- Porter Lagoon
- Coordinates: 33°49′25″S 138°52′38″E﻿ / ﻿33.823550°S 138.877270°E
- Population: 8 (SAL 2021)
- Postcode(s): 5416
- LGA(s): Regional Council of Goyder
- State electorate(s): Stuart
- Federal division(s): Grey
Localities around Porter Lagoon:
| Hanson Farrell Flat | Hanson | Burra |
| Farrell Flat | Porter Lagoon | Koonoona |
| Farrell Flat | Black Springs | Koonoona Black Springs |
- Footnotes: Coordinates Adjoining localities

= Porter Lagoon, South Australia =

Porter Lagoon is a rural locality in the Mid North region of South Australia, situated in the Regional Council of Goyder. It was established in August 2000, when boundaries were formalised for the "long established local name". Most of the locality lies in the cadastral Hundred of Hanson; a small strip along the eastern side lies in the Hundred of Apoinga.

The area was originally the territory of the Ngadjuri people. The dominant feature of the locality is the eponymous lagoon. The lagoon can cover several miles in wet seasons, and is "intensely salty". It is used by "many thousands of water birds, pelicans, great cormorants, whiskered terns and silver gulls" at certain times of year.

In the late nineteenth and early twentieth century, it was a popular alternate "seaside" attraction, with visitors coming from across the district. It was a popular venue for aquatic sports when the water level was high enough, had both a boat club and a tennis club, and was also a popular hunting ground when wild fowl were in season. The boat club had tenure of the lagoon in the late 1920s, and banned the drinking of alcohol in the vicinity. In 1935 a newspaper correspondent wrote that the lagoon had been drying up, and was only six inches deep, with the water "always very salt, now positively brine".

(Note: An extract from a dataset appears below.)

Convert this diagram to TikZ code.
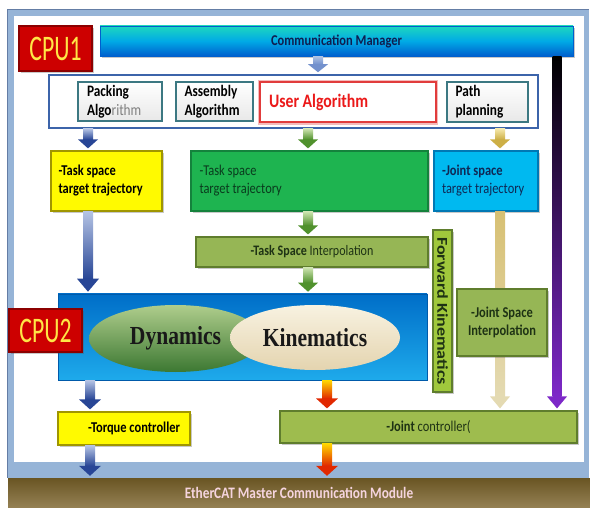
\documentclass[tikz,border=0pt]{standalone}
\usepackage{fontspec}
\setmainfont{Carlito}[FakeStretch=0.83]
\newfontfamily\cpufont{Carlito}[FakeStretch=0.66]
\newfontfamily\fkfont{Carlito}[FakeStretch=1.2]
\newfontfamily\tnr{Liberation Serif}[FakeStretch=0.83]
\usetikzlibrary{calc,shadows,shapes.geometric}

\definecolor{framebl}{RGB}{150,180,215}
\definecolor{framedk}{RGB}{100,125,165}
\definecolor{cpured}{RGB}{205,0,0}
\definecolor{cpudark}{RGB}{140,0,0}
\definecolor{cpuyel}{RGB}{255,230,70}
\definecolor{commtop}{RGB}{30,215,190}
\definecolor{commmid}{RGB}{0,170,230}
\definecolor{commbot}{RGB}{0,95,205}
\definecolor{commtxt}{RGB}{15,30,80}
\definecolor{algb}{RGB}{60,100,170}
\definecolor{tealb}{RGB}{60,120,130}
\definecolor{ured}{RGB}{225,60,60}
\definecolor{utext}{RGB}{235,25,25}
\definecolor{yelf}{RGB}{255,250,0}
\definecolor{yelb}{RGB}{160,150,0}
\definecolor{grnf}{RGB}{30,180,80}
\definecolor{grnb}{RGB}{20,130,60}
\definecolor{grntxt}{RGB}{10,60,30}
\definecolor{cyanf}{RGB}{0,185,240}
\definecolor{cyanb}{RGB}{0,120,180}
\definecolor{cyantxt}{RGB}{15,40,85}
\definecolor{olivef}{RGB}{150,182,85}
\definecolor{oliveb}{RGB}{95,125,45}
\definecolor{olivetxt}{RGB}{30,50,20}
\definecolor{fkf}{RGB}{160,200,60}
\definecolor{c2top}{RGB}{0,110,200}
\definecolor{c2bot}{RGB}{30,170,235}
\definecolor{c2b}{RGB}{0,90,170}
\definecolor{dyntop}{RGB}{175,205,140}
\definecolor{dynbot}{RGB}{60,120,50}
\definecolor{kintop}{RGB}{248,242,225}
\definecolor{kinbot}{RGB}{228,212,175}
\definecolor{ecattop}{RGB}{105,85,35}
\definecolor{ecatbot}{RGB}{150,130,85}
\definecolor{ecattxt}{RGB}{245,212,222}
\definecolor{cmtop}{RGB}{175,195,228}
\definecolor{cmbot}{RGB}{115,145,205}
\definecolor{bltop}{RGB}{180,195,228}
\definecolor{blbot}{RGB}{40,70,150}
\definecolor{grtop}{RGB}{205,228,175}
\definecolor{grbot}{RGB}{80,145,45}
\definecolor{gdtop}{RGB}{245,232,170}
\definecolor{gdbot}{RGB}{205,175,70}
\definecolor{tantop}{RGB}{215,192,115}
\definecolor{tanbot}{RGB}{228,218,178}
\definecolor{rdtop}{RGB}{255,215,0}
\definecolor{rdbot}{RGB}{225,40,0}
\definecolor{navy2}{RGB}{20,20,150}
\definecolor{purp}{RGB}{125,40,200}

\newcommand\fsz[2]{\fontsize{#1}{#2}\selectfont}
% block arrow: #1 x coord name, #2 from, #3 to, #4 shaft half width, #5 head half width, #6 head length, #7 top colour, #8 bottom colour
\newcommand\blk[8]{%
  \shade[top color=#7, bottom color=#8] ($(#1 |- #2)+(-#4,0)$) rectangle ($(#1 |- #3)+(#4,-#6-2)$);
  \fill[#8] ($(#1 |- #3)+(-#5,-#6-2)$) -- ($(#1 |- #3)+(#5,-#6-2)$) -- ($(#1 |- #3)+(0,-2)$) -- cycle;
}

\tikzset{
  every node/.style={inner sep=3pt},
  box/.style={draw, rectangle, line width=1.2pt},
  shad/.style={drop shadow={shadow xshift=2pt,shadow yshift=-2pt,opacity=0.3,fill=black!70}},
  cpubox/.style={box, draw=cpudark, fill=cpured, text=cpuyel, font=\cpufont\fsz{36}{36}, shad},
  algo/.style={box, draw=tealb, line width=1.6pt, top color=white, bottom color=black!9, align=flush left, font=\bfseries\fsz{16}{19}},
  yelbox/.style={box, draw=yelb, fill=yelf, shad},
  olivebox/.style={box, draw=oliveb, fill=olivef, text=olivetxt, shad},
}

\begin{document}
\begin{tikzpicture}[x=1pt,y=-1pt]
\useasboundingbox (0,0) rectangle (590,508);
% frame
\fill[framebl] (7,9) rectangle (589,478);
\draw[framedk, line width=0.8pt] (7.5,9.5) -- (588.5,9.5) (7.5,9.5) -- (7.5,478);
\fill[white] (14,16) rectangle (584,462);

% CPU1 level
\node[cpubox, minimum width=73pt, minimum height=45pt] (cpu1) at (55.5,48.5) {CPU1};
\node[box, draw=commbot, line width=0.6pt, top color=commtop, bottom color=commbot, middle color=commmid,
      minimum width=473pt, minimum height=30pt, font=\bfseries\fsz{15}{18}, text=commtxt, shad] (comm) at (336.5,41) {Communication Manager};

\node[draw=algb, line width=1.5pt, fill=white, minimum width=489pt, minimum height=53pt] (alg) at (293.5,101.5) {};
\node[algo, minimum width=84pt, minimum height=39pt, text width=66pt] (pack) at (120,101.5) {Packing\\Algo{\mdseries\color{gray}rithm}};
\node[algo, minimum width=77pt, minimum height=39pt, text width=60pt] (assem) at (214.5,101.5) {Assembly\\Algorithm};
\node[box, draw=ured, line width=2pt, fill=white, preaction={draw=ured!35, line width=4.5pt},
      minimum width=176pt, minimum height=40pt, text width=158pt, align=flush left,
      font=\bfseries\fsz{19}{22}, text=utext] (user) at (348,102.5) {User Algorithm};
\node[algo, minimum width=81pt, minimum height=40pt, text width=64pt] (path) at (487.5,102) {Path\\planning};

% target trajectories
\node[yelbox, minimum width=111pt, minimum height=60pt, text width=96pt, align=flush left, font=\bfseries\fsz{15}{18}] (yel1) at (106.5,181) {-Task space\\target trajectory};
\node[box, draw=grnb, fill=grnf, shad, minimum width=237pt, minimum height=60pt, text width=220pt, align=flush left, font=\fsz{15}{18}, text=grntxt] (green1) at (309.5,181) {-Task space\\target trajectory};
\node[box, draw=cyanb, fill=cyanf, shad, minimum width=104pt, minimum height=60pt, text width=88pt, align=flush left, font=\fsz{15}{18}, text=cyantxt] (cyan1) at (486,181) {\textbf{-Joint space}\\target trajectory};

\node[olivebox, minimum width=232pt, minimum height=30pt, font=\fsz{14.5}{17}] (tsi) at (312,252) {\textbf{-Task Space} Interpolation};
\node[box, draw=oliveb, fill=fkf, shad, rotate=-90, minimum width=162pt, minimum height=19pt, inner sep=1pt, font=\fkfont\bfseries\fsz{15}{15}, text=olivetxt] (fk) at (442.5,311) {Forward Kinematics};

% CPU2 level
\node[draw=c2b, line width=0.6pt, top color=c2top, bottom color=c2bot, minimum width=369pt, minimum height=86pt] (area) at (242.5,337) {};
\node[ellipse, top color=dyntop, bottom color=dynbot, minimum width=173pt, minimum height=67pt, inner sep=0pt, font=\tnr\bfseries\fsz{26}{26}, text=black!90] (dyn) at (175.5,338.5) {Dynamics};
\node[ellipse, top color=kintop, bottom color=kinbot, minimum width=170pt, minimum height=65pt, inner sep=0pt, font=\tnr\bfseries\fsz{26}{26}, text=black!90] (kin) at (315,337.5) {Kinematics};
\node[cpubox, minimum width=73pt, minimum height=43pt] (cpu2) at (45.5,330.5) {CPU2};

% controllers
\node[yelbox, minimum width=132pt, minimum height=33pt, text width=112pt, align=flush right, font=\bfseries\fsz{15}{18}] (torque) at (124,428.5) {-Torque controller};
\node[box, draw=oliveb, fill=olivef!92!yellow, shad, minimum width=297pt, minimum height=32pt, font=\fsz{15}{18}, text=olivetxt] (jc) at (428.5,427) {\textbf{-Joint} controller(};

% EtherCAT band
\node[top color=ecattop, bottom color=ecatbot, minimum width=582pt, minimum height=30pt, inner sep=0pt, font=\bfseries\fsz{16}{18}, text=ecattxt] (ecat) at (299,493) {EtherCAT Master Communication Module};

% connectors
\coordinate (x88) at (88,0);
\coordinate (x90) at (90,0);
\coordinate (x308) at (308,0);
\coordinate (x318) at (318,0);
\coordinate (x327) at (327,0);
\coordinate (x500) at (500,0);
\coordinate (x557) at (557,0);

\blk{x318}{comm.south}{alg.north}{5}{10}{8}{cmtop}{cmbot}
\blk{x88}{alg.south}{yel1.north}{5}{10}{9}{bltop}{blbot}
\blk{x308}{alg.south}{green1.north}{5}{10}{9}{grtop}{grbot}
\blk{x500}{alg.south}{cyan1.north}{5}{10}{9}{gdtop}{gdbot}
\blk{x88}{yel1.south}{area.north}{5}{11}{13}{bltop}{blbot}
\blk{x308}{green1.south}{tsi.north}{5}{10}{9}{grtop}{grbot}
\blk{x308}{tsi.south}{area.north}{5}{10}{9}{grtop}{grbot}
\blk{x500}{cyan1.south}{jc.north}{5}{10}{12}{tantop}{tanbot}
\shade[top color=black, middle color=navy2, bottom color=purp] ($(x557 |- comm.south)+(-4.5,0)$) rectangle ($(x557 |- jc.north)+(4.5,-14)$);
\fill[purp] ($(x557 |- jc.north)+(-10,-14)$) -- ($(x557 |- jc.north)+(10,-14)$) -- ($(x557 |- jc.north)+(0,-2)$) -- cycle;
\blk{x90}{area.south}{torque.north}{5}{11}{10}{bltop}{blbot}
\blk{x327}{area.south}{jc.north}{5}{11}{10}{rdtop}{rdbot}
\blk{x90}{torque.south}{ecat.north}{5}{11}{10}{bltop}{blbot}
\blk{x327}{jc.south}{ecat.north}{5}{11}{10}{rdtop}{rdbot}

% joint space interpolation (over the gold line)
\node[olivebox, minimum width=90pt, minimum height=67pt, align=flush center, font=\bfseries\fsz{15}{18}] (jsi) at (502,322.5) {-Joint Space\\Interpolation};
\end{tikzpicture}
\end{document}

In 1939, a correspondent described swimming in Porter Lagoon as "the remedy being worse than the complaint" due to the water being at an exceptionally low level, such that bathers bore a "close resemblance to the Biblical character, Lot's wife, when they emerge from the brine", although they noted that the previous year it had been a "veritable 'sea-side' resort for residents living anywhere near it - hundreds of bathers taking full advantage of its cooling and invigorating prospects. The Porters Lagoon Boat Club ceased to exist on 30 June 1947, having been weakened by a series of dry seasons and the impact of World War II.

By the early 1950s, there was an issue with the provision of facilities at the lagoon, as the District Council of Burra Burra noted that they "had no one who could be made responsible for the maintenance of lavatories, etc., at this locality." In 1954, the Burra Demobilised Soldiers' Association undertook a project to build conveniences such as toilets, dressing sheds and rainwater tanks, and received a license over the north end of the lagoon for that purpose.